We're going to Las Vegas for Catherine's birthday at the end of this month, which is very exciting. We haven't been there in a long time it seems (like two months really...we're spoiled) and I'm dying to play poker. A combination of the holidays, losing our bankroll (which was very much the holiday's fault), and me not playing online poker much at all anymore has made it so that something I used to do literally almost every day I do, at best, once every week or two. Its strange, but I think its for the best. Tomorrow night there's a poker night at the Meng's so that will be good to quench my fix for a bit. Hopefully the poker gods will be on our side because we could really use the money for Vegas at the end of the month.
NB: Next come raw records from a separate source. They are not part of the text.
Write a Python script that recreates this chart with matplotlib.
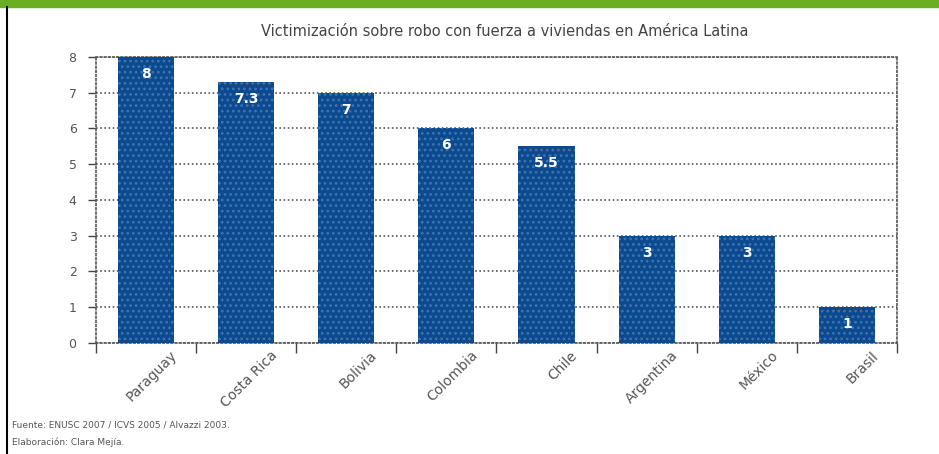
import matplotlib.pyplot as plt
from matplotlib.lines import Line2D
from matplotlib.patches import Rectangle

paises = ["Paraguay", "Costa Rica", "Bolivia", "Colombia", "Chile",
          "Argentina", "México", "Brasil"]
valores = [8, 7.3, 7, 6, 5.5, 3, 3, 1]
etiquetas = ["8", "7.3", "7", "6", "5.5", "3", "3", "1"]
yticks = [0, 1, 2, 3, 4, 5, 6, 7, 8]

titulo = "Victimización sobre robo con fuerza a viviendas en América Latina"
fuente = "Fuente: ENUSC 2007 / ICVS 2005 / Alvazzi 2003."
elaboracion = "Elaboración: Clara Mejía."

plt.rcParams['hatch.linewidth'] = 1.2
plt.rcParams['hatch.color'] = '#3f72b0'

fig = plt.figure(figsize=(9.39, 4.54), dpi=100)
ax = fig.add_axes([0.1022, 0.2445, 0.853, 0.630])

dot = (0, (1, 1.5))
grid_c = '#555555'

x = list(range(len(paises)))
bars = ax.bar(x, valores, width=0.56, color='#0b4a8e', edgecolor='#3f72b0',
              linewidth=0, hatch='...', zorder=3)

for b, lab in zip(bars, etiquetas):
    ax.text(b.get_x() + b.get_width() / 2, b.get_height() - 0.28, lab,
            ha='center', va='top', color='white', fontsize=10,
            fontweight='semibold', zorder=4)

ax.set_xlim(-0.5, len(paises) - 0.5)
ax.set_ylim(0, 8)
ax.set_yticks(yticks)
ax.set_yticklabels([str(v) for v in yticks], color='#555555', fontsize=9)
ax.yaxis.grid(True, linestyle=dot, color=grid_c, linewidth=1.2, zorder=1)

# x ticks at category boundaries, labels at centres
ax.set_xticks([i - 0.5 for i in range(len(paises) + 1)])
ax.set_xticklabels([])
ax.tick_params(axis='x', length=7, width=1, color='#444444', direction='out')
ax.tick_params(axis='y', length=6, width=1, color='#444444', pad=8)
for i, p in enumerate(paises):
    ax.text(i + 0.24, -0.15, p, rotation=45, ha='right', va='top',
            rotation_mode='anchor', fontsize=10, color='#555555')

for s in ax.spines.values():
    s.set_linestyle(dot)
    s.set_color(grid_c)
    s.set_linewidth(1.2)

fig.text(0.538, 0.93, titulo, ha='center', va='center', fontsize=10.5,
         color='#444444')
fig.text(0.013, 0.063, fuente, ha='left', va='center', fontsize=6.5,
         color='#555555')
fig.text(0.013, 0.025, elaboracion, ha='left', va='center', fontsize=6.5,
         color='#555555')

# green band and left border
fig.patches.append(Rectangle((0, 0.984), 1, 0.016, transform=fig.transFigure,
                             color='#6aaf23', zorder=0))
fig.lines.append(Line2D([0.0075, 0.0075], [0, 0.984], transform=fig.transFigure,
                        color='black', linewidth=1.5))

plt.savefig("out.png", dpi=100)
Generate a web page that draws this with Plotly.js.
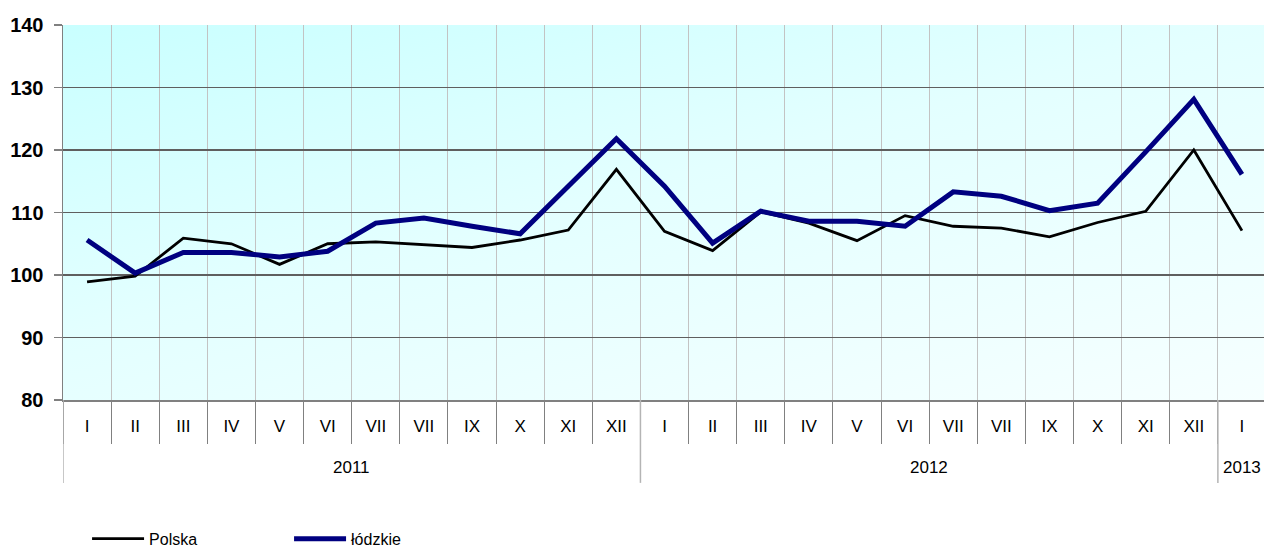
<!DOCTYPE html>
<html>
<head>
<meta charset="utf-8">
<script src="https://cdn.plot.ly/plotly-3.0.1.min.js"></script>
<style>
  html, body { margin: 0; padding: 0; background: #ffffff; overflow: hidden; }
  #wrap { position: relative; width: 1268px; height: 547px; }
  #bg { position: absolute; left: 63px; top: 25px; width: 1203px; height: 375px;
        background: linear-gradient(165deg, #c9ffff 0%, #e3ffff 45%, #f6ffff 100%); }
  #chart { position: absolute; left: 0; top: 0; width: 1268px; height: 547px; }
</style>
</head>
<body>
<div id="wrap"><div id="bg"></div><div id="chart"></div></div>
<script>
// ---- data ----
const months = ["I","II","III","IV","V","VI","VII","VII","IX","X","XI","XII",
                "I","II","III","IV","V","VI","VII","VII","IX","X","XI","XII",
                "I"];
const years  = [2011,2011,2011,2011,2011,2011,2011,2011,2011,2011,2011,2011,
                2012,2012,2012,2012,2012,2012,2012,2012,2012,2012,2012,2012,
                2013];
const polska  = [98.9, 99.8, 105.9, 105.0, 101.7, 105.0, 105.3, 104.8, 104.4, 105.6, 107.2, 116.9,
                 107.0, 103.9, 110.1, 108.3, 105.5, 109.5, 107.8, 107.5, 106.1, 108.4, 110.2, 120.0,
                 107.1];
const lodzkie = [105.6, 100.3, 103.6, 103.6, 102.9, 103.8, 108.3, 109.1, 107.8, 106.6, 114.2, 121.8,
                 114.2, 105.1, 110.2, 108.6, 108.6, 107.8, 113.3, 112.6, 110.3, 111.5, 119.7, 128.1,
                 116.1];
const seriesNames = ["Polska", "łódzkie"];

// ---- derived ----
const idx = months.map((_, i) => i);
const yearList = [...new Set(years)];
const groups = yearList.map(y => {
  const ids = idx.filter(i => years[i] === y);
  return { year: y, first: ids[0], last: ids[ids.length - 1] };
});

const font = "Arial, 'Liberation Sans', sans-serif";

const traces = [
  { x: idx, y: polska, name: seriesNames[0], type: "scatter", mode: "lines",
    line: { color: "#000000", width: 2.8 } },
  { x: idx, y: lodzkie, name: seriesNames[1], type: "scatter", mode: "lines",
    line: { color: "#000080", width: 5 } }
];

const shapes = [];
groups.forEach(g => {
  shapes.push({ type: "line", xref: "x", yref: "paper",
    x0: g.first - 0.5, x1: g.first - 0.5, y0: 0, y1: -0.221,
    line: { color: "#b4b4b4", width: 1.5 } });
});
const lastG = groups[groups.length - 1];
shapes.push({ type: "line", xref: "x", yref: "paper",
  x0: lastG.last + 0.5, x1: lastG.last + 0.5, y0: 0, y1: -0.221,
  line: { color: "#b4b4b4", width: 1.5 } });

const annotations = groups.map(g => ({
  x: (g.first + g.last) / 2, xref: "x", y: -0.179, yref: "paper",
  text: String(g.year), showarrow: false, xanchor: "center", yanchor: "middle",
  font: { family: font, size: 17, color: "#000000" }
}));

const layout = {
  width: 1268, height: 547,
  margin: { l: 63, r: 2, t: 25, b: 147, autoexpand: false },
  paper_bgcolor: "rgba(0,0,0,0)",
  plot_bgcolor: "rgba(0,0,0,0)",
  showlegend: true,
  legend: { orientation: "h", x: 0.02, xanchor: "left",
            yref: "container", y: 0.015, yanchor: "middle",
            itemwidth: 52,
            font: { family: font, size: 16, color: "#000000" },
            entrywidth: 135, entrywidthmode: "pixels", bgcolor: "rgba(0,0,0,0)" },
  xaxis: {
    range: [-0.5, months.length - 0.5],
    tickmode: "array", tickvals: idx, ticktext: months,
    ticks: "", showgrid: false, zeroline: false,
    showline: true, linecolor: "#808080", linewidth: 1.5,
    tickfont: { family: font, size: 17, color: "#000000" },
    ticklabelstandoff: 10,
    minor: { tickmode: "linear", tick0: -0.5, dtick: 1, ticks: "outside", ticklen: 42,
             tickcolor: "#808080", tickwidth: 1, showgrid: true, gridcolor: "#c3c3c3", gridwidth: 1 },
    fixedrange: true
  },
  yaxis: {
    range: [80, 140], dtick: 10, tick0: 80,
    ticks: "outside", ticklen: 8, tickcolor: "#808080", tickwidth: 1.5,
    showgrid: true, gridcolor: "#5f5f5f", gridwidth: 1.2,
    showline: true, linecolor: "#808080", linewidth: 1.5, zeroline: false,
    tickfont: { family: font, size: 20, color: "#000000", weight: "bold" },
    ticklabelstandoff: 6,
    fixedrange: true
  },
  shapes: shapes,
  annotations: annotations
};

Plotly.newPlot("chart", traces, layout, { displayModeBar: false, staticPlot: true });
</script>
</body>
</html>
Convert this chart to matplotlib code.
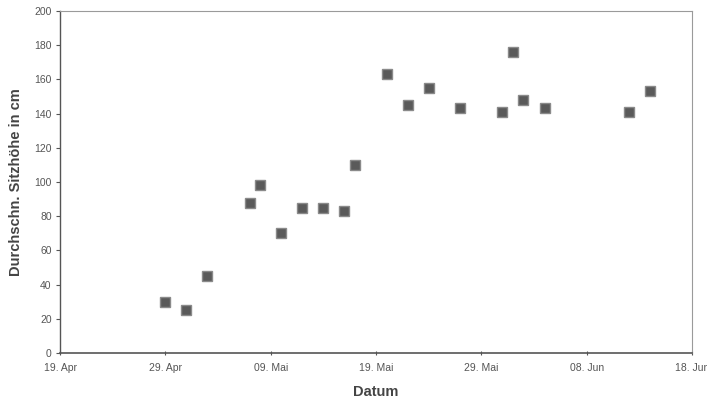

Its funny how when you get older you realize what an idiot you were in your youth. I guess that's normal but the wisdom behind the whole "log in your eye" thing that Jesus spoke of is really being brought home to me as I examine my past, and some current, relationships. It just seems like a rule that whatever I criticize others for I myself am eternally guilty of. I have failed so many of my good friends because of my arrogance. What a terrible shame. I can only pray that even now I will be given the discernment to see where I am failing those around me,, the humility to acknowledge it, and the wisdom to correct it.
movie i watched last night: the good shephard
next tattoo idea: a sacred heart w/ an angel surrounding it.